I don’t know if I agree completely with Mac’s thesis at its extremes — the Braves have had a number of high risk, high reward players lately, including JD Drew, Mike Hampton and Gary Sheffield. But I understand the concern that players like Jordan and Mondesi (and before them Surhoff, Castilla, Byrd, and others) are brought in as “proven” veterans when their ceiling is clearly limited. It was that mindset that, in 2001, brought Rey Sanchez in at the trade deadline rather than go with Mark DeRosa at SS after Furcal’s injury. Get someone we *know* is a C- player instead of taking a chance with someone who could have been anywhere from a D to a B.
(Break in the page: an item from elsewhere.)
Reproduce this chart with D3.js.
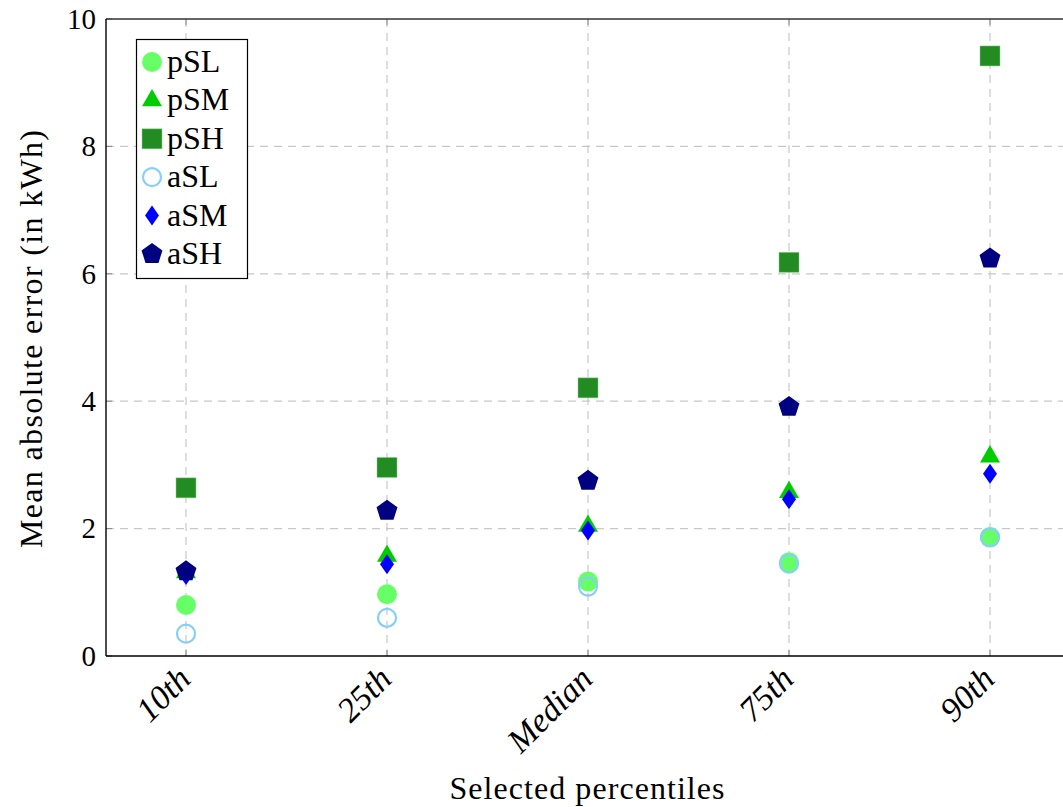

I’m not saying that they’re only concerned with risk-avoidance, or even primarily concerned. I’m just saying that at the fringes of the roster — the 24th and 25th man — they’re more concerned with it. Rather than give themselves a chance to win a game in the 10th inning with a pinch-hitter, they’re worried that it’s going to go fifteen and they’ll run out of pitchers. And they’re worried more about losing two infielders and having to use Julio at third base or something instead of losing all their pinch-hitters and having Smoltz hit for a reliever with two out and two on.
That is something I’ve always thought about. You’re getting paid millions upon millions of dollars to play baseball. Just think if a team had a bunch of guys that could play several positions, like a buncha Shane Halters, Chone Figgins, Placido Polancos, but with more talent! Like in high school where your LF could also be your 3B, and your CF could double as your 2B, and your #1 starter is the starting RF when he’s not pitching, and your other 3B is the RF when your ace is on the hill. See what I’m saying?
Yes, I understand that the major leagues are a little bit different than high school. But honestly, major league players are so athletic, couldn’t they handle just about everywhere in a pinch? Now yeah, Ken Griffey Jr. isn’t gonna be able to play SS because of handedness, but I would say he could man 1B for a couple innings in a pinch. Would Rafael Furcal just be totally terrible if he had to stand out in LF in the 16th inning? He’s got the speed, and he’s got the arm. Now I know, raw speed only goes so far in the outfield, and knowing how to play the corners and communication with outfielders and whatnot is what seperates outfielders from good outfielders, but to go back to the beginning, they’re getting paid millions of dollars. I’m sure he could work in the outfield a little bit every now and again.
Alright, I’ve ranted enough, but it’s just something I’ve wanted to talk about.